When I first joined this company, there were roughly 500 employees, and the Virtual Server Infrastructure had about 250 VM’s. In the past two years, the company has grown exponentially from both a workforce and infrastructure standpoint. As of this writing, there are currently over 1800 employees, and 750 VM’s running in our Virtual Server Infrastructure, not including the roughly 75 EC2 instances we have deployed. One of these VM’s has been running since the printing press was invented, and is an MS SQL Reporting Server. This bad boy has grown from 4vCPU and 64GB of RAM to 16vCPU and 192GB of RAM, resource contention be damned. The consumed storage of this VM has also gone from a rather pedestrian 500GB to a now-staggering 6TB.
About a year ago, we started to receive one-off reports from Business Analysts that the query and job times were starting to grow. Utilizing the monitoring tools we had, we started to see some alerts reporting the under-provisioning of CPU and Memory, with some Disk Latency spikes. Allocating additional resources to this VM bought us some breathing room for a few months, however, as we continued to expand, the issue would inevitably return. Coincidentally, around the same time these performance issues started to occur, I began testing PernixData FVP 1.0 in our Lab Environment to see what the technology was, and how we could potentially reap its benefits in the future. The performance metrics we saw just by simply adding an SSD to the Host and installing a VIB was eye opening.
Now that I have painted you a pretty picture around my initial experience with PernixData and the performance issues surrounding the massive (and quickly expanding) Reporting Server, let’s take a walk down memory lane and see how this particular story ends.
Five months ago, the performance of this Reporting Server became increasingly unbearable during routine end-of-month job cycles. This server is the sole Reporting Server for the entire company; Business units rely on this data daily to make critical business decisions- downtime, slowness, or unexpected delays in data retrieval are simply unacceptable. Nothing will bring an executive down to the dungeon that houses IT Engineering faster than an issue with this Reporting Server. Earlier in the year, we had planned to break out some of the databases and implement a new architecture utilizing SQL Server 2012 Always on Availability Group functionality. We also wanted to take advantage of the re-architecture to load-balance the databases between the multiple arrays that are utilized in the Virtual Server Infrastructure. However, due to the virulent growth the company experiences, and a lack of resources from the core DBA team, we had to come up with an alternative solution to stop the bleeding… PernixData, I’m looking at you!

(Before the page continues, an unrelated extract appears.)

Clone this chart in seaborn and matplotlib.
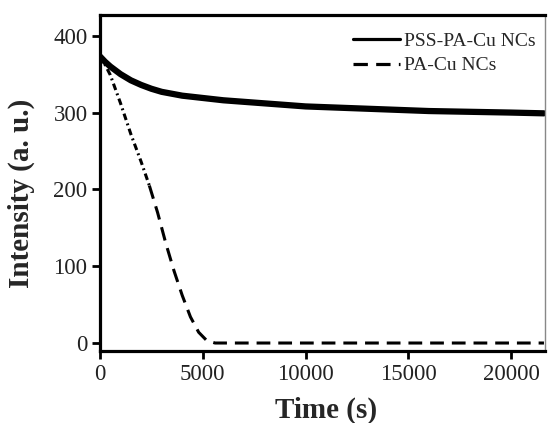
import matplotlib
matplotlib.use('Agg')
import matplotlib.pyplot as plt
import pandas as pd
import seaborn as sns

# Data
time_pss = [0, 250, 500, 1000, 1500, 2000, 2500, 3000, 4000, 5000, 6000, 7000,
            8000, 9000, 10000, 12000, 14000, 16000, 18000, 20000, 21600]
int_pss = [373, 366, 360, 350, 342, 336, 331, 327, 322, 319, 316, 314,
           312, 310, 308, 306, 304, 302, 301, 300, 299]

time_pa = [0, 500, 1000, 1500, 2000, 2400, 2800, 3200, 3600, 4000, 4400,
           4800, 5200, 5600, 6000, 21600]
int_pa = [375, 349, 312, 272, 236, 205, 170, 130, 94, 62, 34,
          14, 3, 0, 0, 0]

df_pss = pd.DataFrame({'Time': time_pss, 'Intensity': int_pss})
df_pa = pd.DataFrame({'Time': time_pa, 'Intensity': int_pa})
split = 5  # where the dash-dot part turns into dashes

sns.set_style('ticks')
plt.rcParams['font.family'] = ['Liberation Serif', 'DejaVu Serif']

fig = plt.figure(figsize=(5.48, 4.23), dpi=100)
ax = fig.add_axes([0.1825, 0.1702, 0.812, 0.7943])

sns.lineplot(x='Time', y='Intensity', data=df_pss, ax=ax, color='black',
             lw=4.5, estimator=None, label='PSS-PA-Cu NCs')
sns.lineplot(x='Time', y='Intensity', data=df_pa.iloc[:split + 1], ax=ax,
             color='black', lw=2.2, estimator=None,
             linestyle=(0, (2.2, 1.2, 0.6, 1.2)))
sns.lineplot(x='Time', y='Intensity', data=df_pa.iloc[split:], ax=ax,
             color='black', lw=2.2, estimator=None,
             linestyle=(0, (4.5, 2.6)), label='PA-Cu NCs')

ax.set_xlim(0, 21650)
ax.set_ylim(-10.4, 427)
ax.set_xticks([0, 5000, 10000, 15000, 20000])
ax.set_yticks([0, 100, 200, 300, 400])
ax.set_xlabel('Time (s)', fontsize=21, fontweight='bold')
ax.set_ylabel('Intensity (a. u.)', fontsize=21, fontweight='bold')
ax.xaxis.set_label_coords(0.508, -0.137)
ax.yaxis.set_label_coords(-0.145, 0.47)
ax.tick_params(axis='both', labelsize=16.5, length=6, width=2, direction='out',
               color='black', labelcolor='#222222', pad=3)

for side in ['left', 'bottom', 'top']:
    ax.spines[side].set_linewidth(2.3)
    ax.spines[side].set_color('black')
ax.spines['right'].set_linewidth(1)
ax.spines['right'].set_color('#888888')

leg = ax.legend(loc='upper right', bbox_to_anchor=(1.0, 0.977), frameon=False,
                fontsize=14, handlelength=2.4, handletextpad=0.2,
                labelspacing=0.35, borderaxespad=0.2, borderpad=0.3)
for line in leg.get_lines():
    line.set_linewidth(2.3)

fig.savefig('out.png', dpi=100)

Having previously seen what PernixData could do with minimal design changes, I created a quick, yet decisively persuasive Powerpoint presentation for my Management Team to review. The content of that presentation outlined who PernixData is, what it is that they do, and how the technology can help prevent Business Processes from being impacted. Within three days, we had our demo SSD’s and licenses from PernixData. Pro-Tip: The team at PernixData is World Class; from management all the way down to the support staff!
I won’t go over the details of the installation, as it’s been extremely well documented by both PernixData and other bloggers. I have included a few links at the bottom of this post in case you feel compelled to check them out. Long story short, we ran FVP in our Staging Environment for roughly a week, testing failover scenarios and validating the performance gains. Once the infrastructure and DBA teams felt comfortable with the results of our testing, we set August 1st as the official implementation day for the Production Environment. The implementation was extremely easy and went through without an issue, and all that was left to do now was sit back, relax, and wait for the results.

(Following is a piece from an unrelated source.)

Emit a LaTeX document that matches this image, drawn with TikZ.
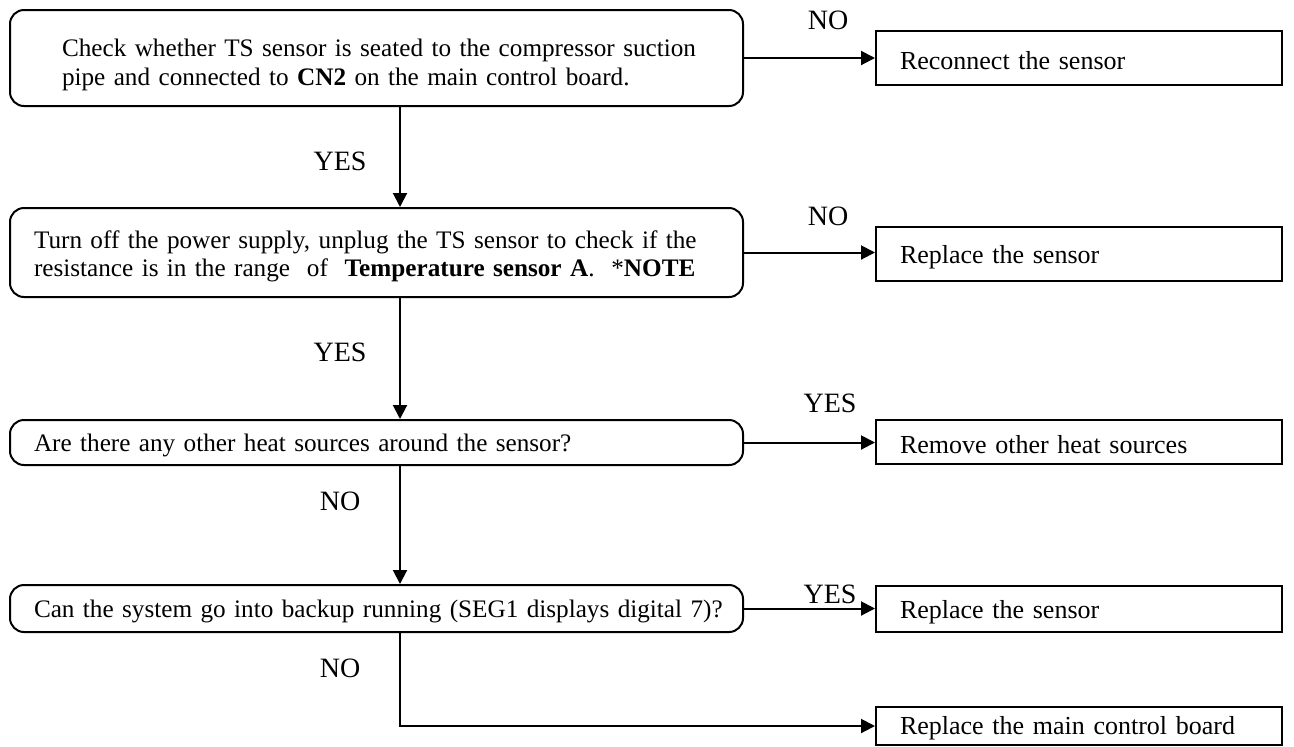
\documentclass[tikz,border=0pt]{standalone}
\usepackage{fontspec}
\setmainfont{Liberation Serif}
\usetikzlibrary{arrows.meta, positioning}

\begin{document}
\begin{tikzpicture}[x=0.5pt, y=-0.5pt, line width=1pt,
    check/.style={draw, rounded corners=7pt, minimum width=366.5pt, text width=342.5pt,
      inner xsep=12pt, inner ysep=2pt, align=left, font=\fontsize{12.6}{14.2}\selectfont},
    fix/.style={draw, minimum width=203pt, text width=179pt, inner xsep=12pt,
      inner ysep=1pt, align=left, font=\fontsize{13}{15}\selectfont},
    drop/.style={execute at begin node={\rule{0pt}{#1}}},
    lbl/.style={font=\fontsize{14}{16}\selectfont},
    arr/.style={-{Triangle[length=7pt, width=7pt]}}]
  \useasboundingbox (0,0) rectangle (1294,746);
  \coordinate (spine) at (400,0);

  % checks on the left
  \node[check, drop=15.5pt, minimum height=48pt, inner xsep=26pt, text width=314.5pt] (chk) at (376.5,58)
    {\mbox{Check whether TS sensor is seated to the compressor suction}\\
     \mbox{pipe and connected to \textbf{CN2} on the main control board.}};
  \node[check, drop=12.5pt, minimum height=44.5pt] (res) at (376.5,252.5)
    {\mbox{Turn off the power supply, unplug the TS sensor to check if the}\\
     \mbox{resistance is in the range\ \ of\ \ \textbf{Temperature sensor A}.\ \ *\textbf{NOTE}}};
  \node[check, drop=12pt, minimum height=22.5pt] (heat) at (376.5,442.5)
    {\mbox{Are there any other heat sources around the sensor?}};
  \node[check, drop=12pt, minimum height=23.5pt] (bkp) at (376.5,608.5)
    {\mbox{Can the system go into backup running (SEG1 displays digital 7)?}};

  % actions on the right
  \node[fix, drop=12pt, minimum height=27pt] (r1) at (1079,58) {Reconnect the sensor};
  \node[fix, drop=12pt, minimum height=27pt] (r2) at (1079,254) {Replace the sensor};
  \node[fix, drop=12pt, minimum height=22pt] (r3) at (1079,442) {Remove other heat sources};
  \node[fix, drop=12pt, minimum height=23pt] (r4) at (1079,609) {Replace the sensor};
  \node[fix, drop=11.5pt, minimum height=19pt] (r5) at (1079,726) {Replace the main control board};

  \draw[arr] (chk.east) -- (chk.east -| r1.west);
  \draw[arr] (res.east) -- (res.east -| r2.west);
  \draw[arr] (heat.east) -- (heat.east -| r3.west);
  \draw[arr] (bkp.east) -- (bkp.east -| r4.west);

  \draw[arr] (chk.south -| spine) -- (res.north -| spine);
  \draw[arr] (res.south -| spine) -- (heat.north -| spine);
  \draw[arr] (heat.south -| spine) -- (bkp.north -| spine);
  \draw[arr] (bkp.south -| spine) |- (r5.west);

  % answers
  \node[lbl] (no1) at (828,20) {NO};
  \node[lbl] (no2) at (828,216) {NO};
  \node[lbl] (yes3) at (830,403) {YES};
  \node[lbl] (yes4) at (830,594) {YES};
  \node[lbl] (yes1) at (340,161) {YES};
  \node[lbl] (yes2) at (340,352) {YES};
  \node[lbl] (no3) at (340,501) {NO};
  \node[lbl] (no4) at (340,668) {NO};
\end{tikzpicture}
\end{document}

After monitoring the performance for a few days, we finally had the data we had been looking for from both the Infrastructure and Business Analyst Teams, and the results were impressive- From an infrastructure perspective, the average latency of this VM dropped from 25-75ms down to 2-8ms, and the Business Analysts reported a consistent 40% reduction in job run times! We looked like rock stars. Partied like them too.
PernixData stats from today:
Although we still have a long way to go in regards to re-architecting the Reporting Server environment, PernixData solved a critical business issue for us with minimal changes to the existing environment. With the indisputable success of this project, I have since had the opportunity to share my experiences with a few of my friends from the Los Angeles VMUG. One of the members who works for a school district had encountered similar performance issues, and even brought in an expensive all flash array vendor to help mitigate the issue. I encouraged him to give FVP a try, and I am confident that I will hear a story with the same successful ending that I have shared. I’ll post a follow up after our next event, and let you all know how it went!